Yale University's William Nordhaus won the Nobel Prize in economics in 2018 for his work on the interplay between economics and the environment. One of his main contributions was the development of the Dynamic Integrated model of Climate and the Economy (DICE). The model has become an important tool for analyzing the costs and benefits associated with climate policies, including the proposal favored by Nordhaus and many of his fellow economists: the establishment of a global tax on carbon emissions.

The Spirit of Green presents Nordhaus' case for a global carbon tax using language that is likely to be accessible to a general audience. He argues for a point of view that he calls "the Spirit of Green," which he differentiates from alternative viewpoints on the political left and right. On the left side of the spectrum stands "deep green," which includes those environmentalists and scientists who, in his view, place an inordinate value on the preservation of nature at the expense of human welfare. At the far right of the spectrum stands "muck brown," which consists of "incentivized skeptics" who have economic or political motives to oppose green policies. And on the moderate right stands "free market," a viewpoint that is sometimes too narrow, from Nordhaus's perspective, to properly account for the spillover effects — known as externalities — that private activity can have on the public.

For Nordhaus, private markets are key to the efficient provision of private goods, but government intervention is needed to correct for externalities. This means that society needs robust markets for private goods, supported by laws to enforce and protect property rights and contracts — but it also means that efficient environmental regulation requires imposing taxes to raise the private cost of activities that have negative spillover effects on the environment. Efficient management also requires public support for investments in research and development, green and otherwise, that create positive spillover effects for society.

Our Related Research

"Delving into Climate Change Economics," Economic Brief No. 21-02, January 2021

"Central Banks and Climate Risks," Econ Focus, Second/Third Quarter 2019

"The Impact of Higher Temperatures on Economic Growth," Economic Brief No. 18-08, August 2018

While Nordhaus agrees in principle that there are many possible mechanisms for dealing with environmental externalities, he is skeptical about the efficacy of many of them. He recognizes that liability laws can discourage pollution in some cases but argues that these laws have serious limitations when property rights are not well defined, such as with air pollution. "Command and control" measures, such as auto emissions standards, may have played a positive role in the past, but they are rather crude tools that generally do not accurately reflect the costs and benefits of pollution abatement. He argues that cap and trade policies have had problems in practice, pointing to the case of sulfur dioxide, where U.S. emissions caps were set so high that the market price of emissions permits eventually declined to the point where "emissions were essentially free."

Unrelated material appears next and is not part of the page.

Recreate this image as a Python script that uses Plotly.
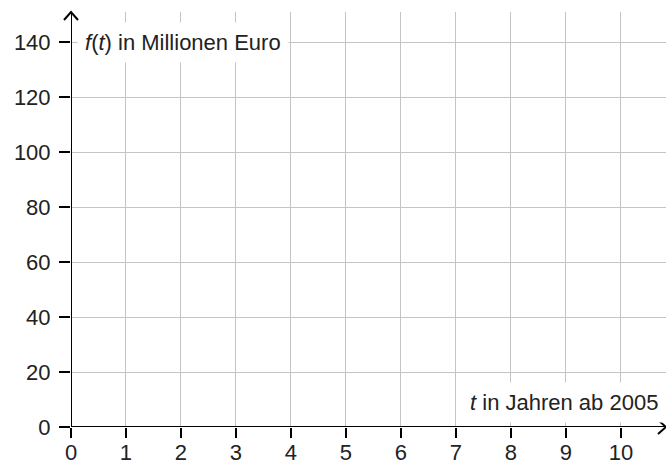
import plotly.graph_objects as go

x_ticks = [0, 1, 2, 3, 4, 5, 6, 7, 8, 9, 10]
y_ticks = [0, 20, 40, 60, 80, 100, 120, 140]
x_label = "<i>t</i> in Jahren ab 2005"
y_label = "<i>f</i>(<i>t</i>) in Millionen Euro"

X_MAX = 10.82
Y_MAX = 151
FONT = "Liberation Sans"
FS = 22
PX_X = 55.0          # pixels per x unit
PX_Y = 55.0 / 20.0   # pixels per y unit

fig = go.Figure()
fig.add_trace(go.Scatter(x=[0, X_MAX], y=[0, Y_MAX], mode="markers",
                         marker=dict(opacity=0), hoverinfo="skip", showlegend=False))

grid = "#c4c4c4"
fig.update_xaxes(range=[0, X_MAX], tickvals=x_ticks, ticktext=[str(v) for v in x_ticks],
                 showgrid=True, gridcolor=grid, gridwidth=1.2, zeroline=False, showline=False,
                 ticks="outside", ticklen=10, tickwidth=2, tickcolor="black", automargin=False,
                 ticklabelstandoff=-4,
                 tickfont=dict(family=FONT, size=FS, color="#222"), fixedrange=True)
fig.update_yaxes(range=[0, Y_MAX], tickvals=y_ticks, ticktext=[str(v) for v in y_ticks],
                 showgrid=True, gridcolor=grid, gridwidth=1.2, zeroline=False, showline=False,
                 ticks="outside", ticklen=11, tickwidth=2, tickcolor="black", automargin=False,
                 ticklabelstandoff=4,
                 tickfont=dict(family=FONT, size=FS, color="#222"), fixedrange=True)

# axis lines
fig.add_shape(type="line", x0=0, x1=X_MAX, y0=0, y1=0, line=dict(color="black", width=2), layer="above")
fig.add_shape(type="line", x0=0, x1=0, y0=0, y1=Y_MAX, line=dict(color="black", width=2), layer="above")
# arrowheads (open chevrons), in paper coordinates so they are not clipped
ax, ay = 8 / PX_X / X_MAX, 7 / PX_Y / Y_MAX
fig.add_shape(type="path", xref="paper", yref="paper",
              path=f"M {1-ax},{ay} L 1,0 L {1-ax},{-ay}",
              line=dict(color="black", width=2), layer="above")
bx, by = 7 / PX_X / X_MAX, 8 / PX_Y / Y_MAX
fig.add_shape(type="path", xref="paper", yref="paper",
              path=f"M {-bx},{1-by} L 0,1 L {bx},{1-by}",
              line=dict(color="black", width=2), layer="above")

fig.add_annotation(x=0, y=140, xref="x", yref="y", text=y_label, showarrow=False,
                   xanchor="left", yanchor="middle", xshift=6, bgcolor="white",
                   borderpad=7, font=dict(family=FONT, size=FS, color="#222"))
fig.add_annotation(x=X_MAX, y=9, xref="x", yref="y", text=x_label, showarrow=False,
                   xanchor="right", yanchor="middle", xshift=0, bgcolor="white",
                   borderpad=7, font=dict(family=FONT, size=FS, color="#222"))

fig.update_layout(width=666, height=462, margin=dict(l=71, r=0, t=12, b=35, autoexpand=False),
                  plot_bgcolor="white", paper_bgcolor="white", showlegend=False)
fig.update_traces(cliponaxis=False)
fig.write_html("out.html", config={"displayModeBar": False},
               post_script="document.body.style.margin='0';document.body.style.overflow='hidden';")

Nordhaus is highly critical of the Green New Deal resolution proposed by Rep. Alexandria Ocasio-Cortez (D.-N.Y.) and Sen Edward Markey (D.-Mass.) in February 2019, largely due to its lack of grounding in cost-benefit analysis and its absence of market-based approaches. He regards its goals as arbitrary and unrealistic — particularly the proposal to attain zero net global greenhouse gas emissions by 2050.

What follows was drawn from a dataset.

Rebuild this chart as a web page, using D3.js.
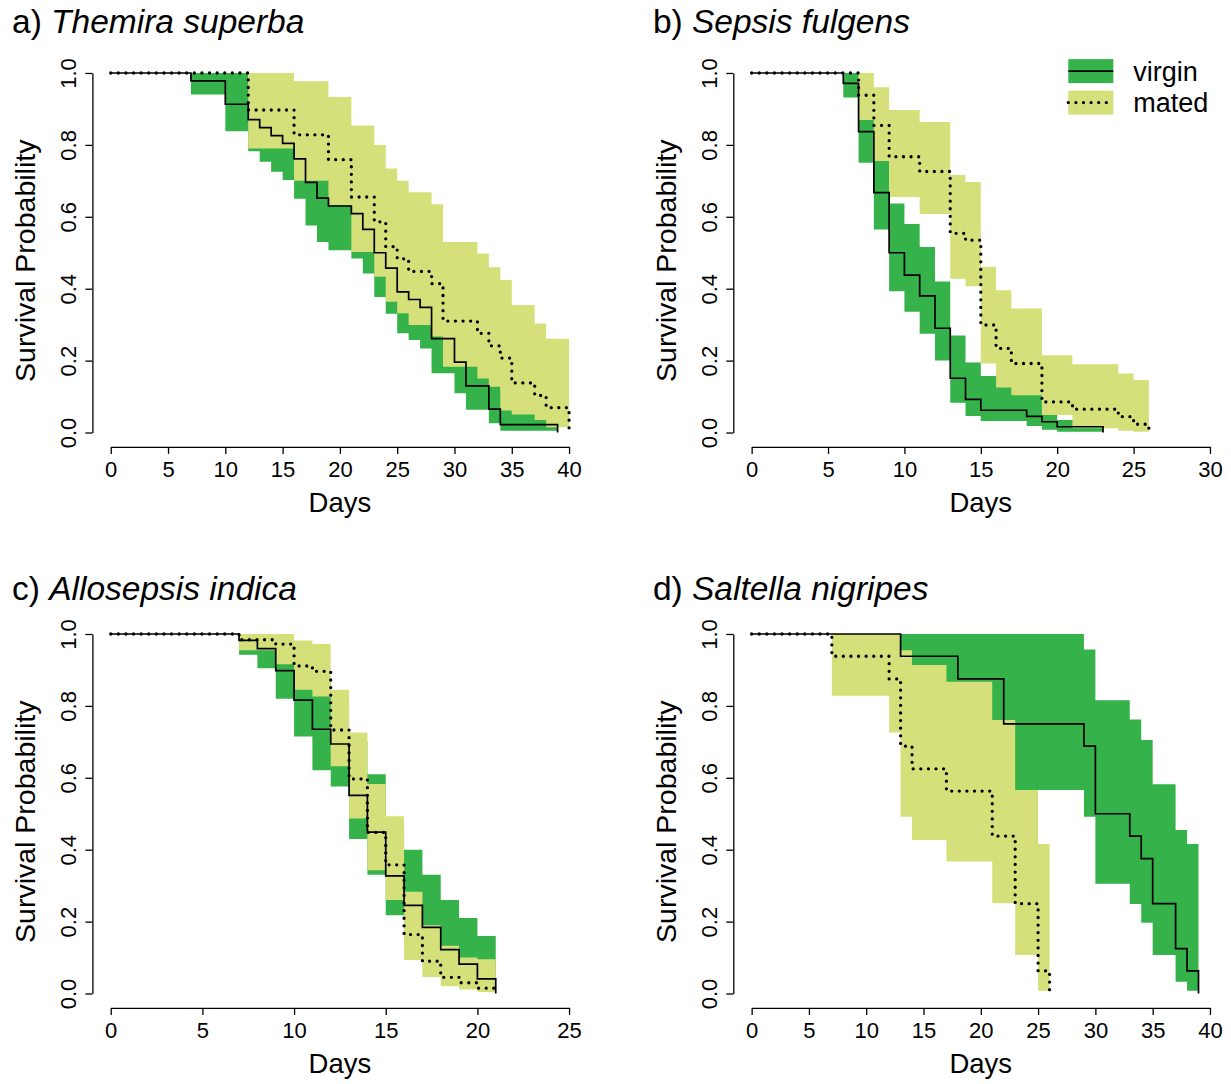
<!DOCTYPE html>
<html>
<head>
<meta charset="utf-8">
<script src="https://cdn.jsdelivr.net/npm/d3@7"></script>
<style>
  body { margin: 0; background: #fff; }
  text { font-family: "Liberation Sans", Arial, sans-serif; fill: #000; }
</style>
</head>
<body>
<svg id="chart" width="1231" height="1084"></svg>
<script>
// Kaplan-Meier curves.
// *Days = event times, *Surv = survival after each time,
// *Low / *High = confidence band on each interval [Days[i], Days[i+1])

// a) Themira superba
var aVirginDays = [0, 7, 10, 12, 13, 14, 15, 16, 17, 18, 19, 21, 22, 23, 24, 25, 26, 27, 28, 30, 31, 33, 34, 39];
var aVirginSurv = [1, .978, .913, .870, .848, .826, .804, .761, .696, .652, .630, .609, .565, .500, .457, .391, .370, .348, .261, .196, .130, .065, .022, 0];
var aVirginLow  = [1, .94, .838, .782, .753, .725, .702, .65, .576, .53, .507, .484, .442, .377, .33, .276, .257, .234, .165, .109, .063, .026, .005];
var aVirginHigh = [1, 1, 1, .97, .96, .945, .93, .89, .84, .80, .78, .76, .72, .66, .62, .56, .53, .51, .42, .35, .27, .18, .12];
var aMatedDays = [0, 12, 16, 19, 21, 23, 24, 25, 26, 28, 29, 32, 33, 34, 35, 37, 38, 40];
var aMatedSurv = [1, .897, .828, .759, .655, .586, .517, .483, .448, .414, .310, .276, .241, .207, .138, .103, .069, 0];
var aMatedLow  = [1, .79, .70, .632, .502, .433, .364, .332, .299, .267, .183, .15, .127, .061, .05, .035, .015];
var aMatedHigh = [1, 1, .977, .933, .854, .80, .734, .70, .668, .635, .53, .498, .46, .424, .355, .303, .261];

// b) Sepsis fulgens
var bVirginDays = [0, 6, 7, 8, 9, 10, 11, 12, 13, 14, 15, 18, 19, 20, 23];
var bVirginSurv = [1, .971, .837, .667, .5, .438, .380, .290, .151, .092, .062, .045, .03, .016, 0];
var bVirginLow  = [1, .932, .75, .565, .393, .336, .275, .2, .083, .046, .032, .018, .008, .002];
var bVirginHigh = [1, 1, .93, .79, .637, .58, .516, .42, .27, .195, .157, .12, .07, .035];
var bMatedDays = [0, 7, 8, 9, 11, 13, 14, 15, 16, 17, 19, 21, 24, 25, 26];
var bMatedSurv = [1, .938, .854, .767, .726, .554, .535, .299, .234, .192, .085, .065, .044, .023, 0];
var bMatedLow  = [1, .869, .755, .655, .608, .428, .407, .192, .125, .104, .049, .012, .005, .002];
var bMatedHigh = [1, 1, .96, .897, .864, .716, .697, .461, .396, .345, .215, .19, .164, .146];

// c) Allosepsis indica
var cVirginDays = [0, 7, 8, 9, 10, 11, 12, 13, 14, 15, 16, 17, 18, 19, 20, 21];
var cVirginSurv = [1, .982, .959, .898, .816, .735, .694, .551, .449, .327, .245, .184, .122, .082, .041, 0];
var cVirginLow  = [1, .942, .905, .82, .715, .621, .576, .43, .33, .218, .15, .10, .055, .03, .01];
var cVirginHigh = [1, 1, 1, .98, .93, .87, .82, .70, .61, .47, .40, .33, .26, .21, .16];
var cMatedDays = [0, 7, 9, 10, 11, 12, 13, 14, 15, 16, 17, 18, 19, 20, 21];
var cMatedSurv = [1, .984, .972, .911, .896, .733, .597, .448, .358, .164, .09, .045, .03, .015, 0];
var cMatedLow  = [1, .955, .916, .845, .826, .632, .487, .343, .26, .093, .046, .02, .011, .004];
var cMatedHigh = [1, 1, 1, .982, .972, .845, .726, .583, .493, .283, .19, .133, .10, .095];

// d) Saltella nigripes
var dVirginDays = [0, 13, 18, 22, 29, 30, 33, 34, 35, 37, 38, 39];
var dVirginSurv = [1, .938, .875, .75, .688, .5, .438, .375, .25, .125, .063, 0];
var dVirginLow  = [1, .82, .72, .566, .492, .305, .249, .197, .107, .033, .008];
var dVirginHigh = [1, 1, 1, 1, .957, .816, .762, .705, .582, .455, .416];
var dMatedDays = [0, 7, 12, 13, 14, 17, 21, 23, 25, 26];
var dMatedSurv = [1, .938, .875, .688, .625, .563, .438, .25, .063, 0];
var dMatedLow  = [1, .828, .726, .492, .427, .367, .251, .107, .008];
var dMatedHigh = [1, 1, 1, .955, .914, .867, .761, .566, .416];

var yTicks = [0, 0.2, 0.4, 0.6, 0.8, 1.0];
var legendLabels = ["virgin", "mated"];

var virginFill = "#35b34a", matedFill = "#d5e07b";

var panels = [
  {tag: "a)", name: "Themira superba", col: 0, row: 0, xmax: 40,
   virgin: [aVirginDays, aVirginSurv, aVirginLow, aVirginHigh],
   mated: [aMatedDays, aMatedSurv, aMatedLow, aMatedHigh]},
  {tag: "b)", name: "Sepsis fulgens", col: 1, row: 0, xmax: 30, legend: true,
   virgin: [bVirginDays, bVirginSurv, bVirginLow, bVirginHigh],
   mated: [bMatedDays, bMatedSurv, bMatedLow, bMatedHigh]},
  {tag: "c)", name: "Allosepsis indica", col: 0, row: 1, xmax: 25,
   virgin: [cVirginDays, cVirginSurv, cVirginLow, cVirginHigh],
   mated: [cMatedDays, cMatedSurv, cMatedLow, cMatedHigh]},
  {tag: "d)", name: "Saltella nigripes", col: 1, row: 1, xmax: 40,
   virgin: [dVirginDays, dVirginSurv, dVirginLow, dVirginHigh],
   mated: [dMatedDays, dMatedSurv, dMatedLow, dMatedHigh]}
];

var svg = d3.select("#chart");
var W = 495, H = 388.3;
var lefts = [92.4, 733.3], tops = [58.6, 619.6];
var titleY = [33, 600];
var dotted = "0 7.6";

function bandPts(g) {
  var days = g[0], lo = g[2], hi = g[3];
  var pts = lo.map(function(v, i) { return {t: days[i], lo: v, hi: hi[i]}; });
  var last = lo.length - 1;
  pts.push({t: days[days.length - 1], lo: lo[last], hi: hi[last]});
  return pts;
}
function survPts(g) {
  return g[0].map(function(t, i) { return {t: t, s: g[1][i]}; });
}

panels.forEach(function(p) {
  var left = lefts[p.col], top = tops[p.row];
  var x = d3.scaleLinear().domain([-0.04 * p.xmax, 1.04 * p.xmax]).range([left, left + W]);
  var y = d3.scaleLinear().domain([-0.04, 1.04]).range([top + H, top]);
  var g = svg.append("g");

  var area = d3.area().curve(d3.curveStepAfter)
    .x(function(d) { return x(d.t); })
    .y0(function(d) { return y(d.lo); })
    .y1(function(d) { return y(d.hi); });
  var line = d3.line().curve(d3.curveStepAfter)
    .x(function(d) { return x(d.t); })
    .y(function(d) { return y(d.s); });

  g.append("path").attr("d", area(bandPts(p.virgin))).attr("fill", virginFill);
  g.append("path").attr("d", area(bandPts(p.mated))).attr("fill", matedFill);

  g.append("path").attr("d", line(survPts(p.virgin)))
    .attr("fill", "none").attr("stroke", "#000").attr("stroke-width", 1.7);
  g.append("path").attr("d", line(survPts(p.mated)))
    .attr("fill", "none").attr("stroke", "#000").attr("stroke-width", 3.3)
    .attr("stroke-linecap", "round").attr("stroke-dasharray", dotted);

  // axes, R style: line only between first and last tick
  var xa = d3.scaleLinear().domain([0, p.xmax]).range([x(0), x(p.xmax)]);
  var xAxis = g.append("g").attr("transform", "translate(0," + (top + H) + ")")
    .call(d3.axisBottom(xa).tickValues(d3.range(0, p.xmax + 1, 5))
      .tickSize(7).tickSizeOuter(0).tickPadding(7).tickFormat(d3.format("d")));
  var ya = d3.scaleLinear().domain([0, 1]).range([y(0), y(1)]);
  var yAxis = g.append("g").attr("transform", "translate(" + left + ",0)")
    .call(d3.axisLeft(ya).tickValues(yTicks).tickSize(7).tickSizeOuter(0)
      .tickFormat(d3.format(".1f")));
  [xAxis, yAxis].forEach(function(ax) {
    ax.selectAll("path, line").attr("stroke", "#000").attr("stroke-width", 1.3);
    ax.selectAll("text").attr("font-size", 22)
      .attr("font-family", "'Liberation Sans', Arial, sans-serif").attr("fill", "#000");
  });
  yAxis.selectAll("text")
    .attr("text-anchor", "middle").attr("x", null).attr("dy", null)
    .attr("transform", "translate(-16,0) rotate(-90)");

  g.append("text").attr("x", left + W / 2).attr("y", top + H + 65)
    .attr("text-anchor", "middle").attr("font-size", 27.5).text("Days");
  g.append("text")
    .attr("transform", "translate(" + (left - 57) + "," + (top + H / 2 + 8) + ") rotate(-90)")
    .attr("text-anchor", "middle").attr("font-size", 28.5).text("Survival Probability");

  var title = g.append("text").attr("x", left - 80.4).attr("y", titleY[p.row]).attr("font-size", 33.5);
  title.append("tspan").text(p.tag + " ");
  title.append("tspan").attr("font-style", "italic").text(p.name);

  if (p.legend) {
    var lg = g.append("g").attr("transform", "translate(" + (left + 335) + "," + top + ")");
    var fills = [virginFill, matedFill];
    legendLabels.forEach(function(lab, i) {
      var cy = 12.5 + i * 31.5;
      lg.append("rect").attr("x", 0).attr("y", cy - 12).attr("width", 45).attr("height", 24)
        .attr("fill", fills[i]);
      var l = lg.append("line").attr("x1", 0).attr("x2", 45).attr("y1", cy).attr("y2", cy)
        .attr("stroke", "#000");
      if (i === 0) l.attr("stroke-width", 1.7);
      else l.attr("stroke-width", 3.3).attr("stroke-linecap", "round").attr("stroke-dasharray", dotted);
      lg.append("text").attr("x", 65).attr("y", cy + 9.5).attr("font-size", 27).text(lab);
    });
  }
});
</script>
</body>
</html>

According to Nordhaus, the Green New Deal "avoided the inconvenient truth that climate-change policies ... would require aggressive price-raising measures, probably through carbon taxes." Moreover, he criticizes the Green New Deal for making no mention of international coordination. According to Nordhaus, a global climate compact is needed — with penalties for nonparticipants — to overcome the "free rider" problems associated with carbon abatement.

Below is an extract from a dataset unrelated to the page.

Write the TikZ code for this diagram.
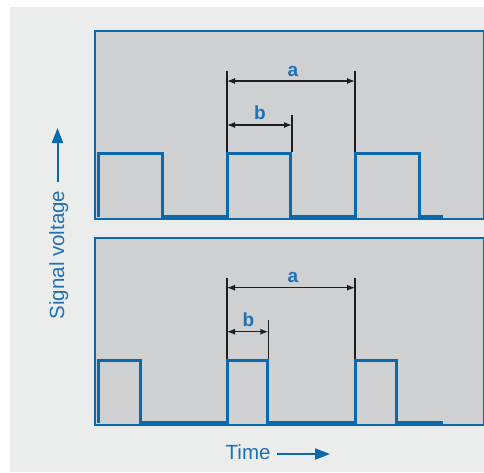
\documentclass[tikz,border=0pt]{standalone}
\usepackage{fontspec}
\setmainfont{Liberation Sans}
\usetikzlibrary{arrows.meta}
\definecolor{bgc}{HTML}{EBECEC}
\definecolor{panelc}{HTML}{CFD0D2}
\definecolor{sigblue}{HTML}{0A69AD}
\definecolor{txtblue}{HTML}{1F70B5}
\definecolor{dimc}{HTML}{1E1E1E}
\tikzset{
  panel/.style={draw=sigblue, fill=panelc, line width=1.2pt},
  sig/.style={draw=sigblue, line width=3pt, line join=miter},
  extline/.style={draw=dimc, line width=1.2pt},
  dimarrow/.style={draw=dimc, line width=1.2pt, {Latex[length=8pt,width=6pt]}-{Latex[length=8pt,width=6pt]}},
  dimlabel/.style={text=txtblue, font=\fontsize{19}{19}\selectfont\bfseries, inner sep=0pt, anchor=base},
  axislabel/.style={text=txtblue, font=\fontsize{20.5}{20.5}\selectfont, inner sep=0pt},
  axisarrow/.style={draw=sigblue, line width=2pt, -{Triangle[length=15pt,width=11pt]}}
}
\begin{document}
\begin{tikzpicture}[x=1pt,y=-1pt]
\useasboundingbox (0,0) rectangle (484,472);
\fill[bgc] (10,7) rectangle (484,472);
% panels
\draw[panel] (95,31) rectangle (483.4,219);
\draw[panel] (95,238) rectangle (483.4,425);
% signal 1
\draw[sig] (98,217) -- (98,153) -- (162,153) -- (162,216.5) -- (227.7,216.5) -- (227.7,153) -- (290.7,153) -- (290.7,216.5) -- (355,216.5) -- (355,153) -- (419.7,153) -- (419.7,216.5) -- (443,216.5);
% signal 2
\draw[sig] (98,423) -- (98,360.3) -- (140.5,360.3) -- (140.5,422.7) -- (227.7,422.7) -- (227.7,360.3) -- (267.7,360.3) -- (267.7,422.7) -- (355,422.7) -- (355,360.3) -- (396.7,360.3) -- (396.7,422.7) -- (443,422.7);
% dimensions panel 1
\coordinate (a1l) at (227,81);
\coordinate (a1r) at (355,81);
\coordinate (b1l) at (227,125);
\coordinate (b1r) at (292,125);
\draw[extline] (227,70.5) -- (227,152);
\draw[extline] (355,70.5) -- (355,152);
\draw[extline] (292,115) -- (292,152);
\draw[dimarrow] (a1l) -- (a1r);
\draw[dimarrow] (b1l) -- (b1r);
\node[dimlabel] (la1) at (293,76.5) {a};
\node[dimlabel] (lb1) at (260,119) {b};
% dimensions panel 2
\coordinate (a2l) at (227,287.7);
\coordinate (a2r) at (355,287.7);
\coordinate (b2l) at (227,331.7);
\coordinate (b2r) at (268.3,331.7);
\draw[extline] (227,277.5) -- (227,359);
\draw[extline] (355,277.5) -- (355,359);
\draw[extline] (268.3,320) -- (268.3,359);
\draw[dimarrow] (a2l) -- (a2r);
\draw[dimarrow] (b2l) -- (b2r);
\node[dimlabel] (la2) at (293,282) {a};
\node[dimlabel] (lb2) at (248.5,326) {b};
% axis labels
\node[axislabel, rotate=90, anchor=base] (sv) at (64,255) {Signal voltage};
\coordinate (svs) at (57.5,182);
\coordinate (sve) at (57.5,128);
\draw[axisarrow] (svs) -- (sve);
\node[axislabel, anchor=base west] (tm) at (225.5,459.5) {Time};
\coordinate (tms) at (277,454);
\coordinate (tme) at (330,454);
\draw[axisarrow] (tms) -- (tme);
\end{tikzpicture}
\end{document}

The Spirit of Green covers a great breadth of additional topics, including green national accounting and the ethical responsibilities of individuals and corporations. Yet Nordhaus' exposition may have benefited from more elaboration in one specific area: the methodology used by economists to estimate the marginal external cost of carbon emissions — and hence the appropriate rate for a global carbon tax. This is a crucial estimate for policy purposes, and Nordhaus' prominent role in developing the models underlying it puts him in a great position to discuss their mechanisms. But that omission is understandable in a book aimed primarily at nonspecialists.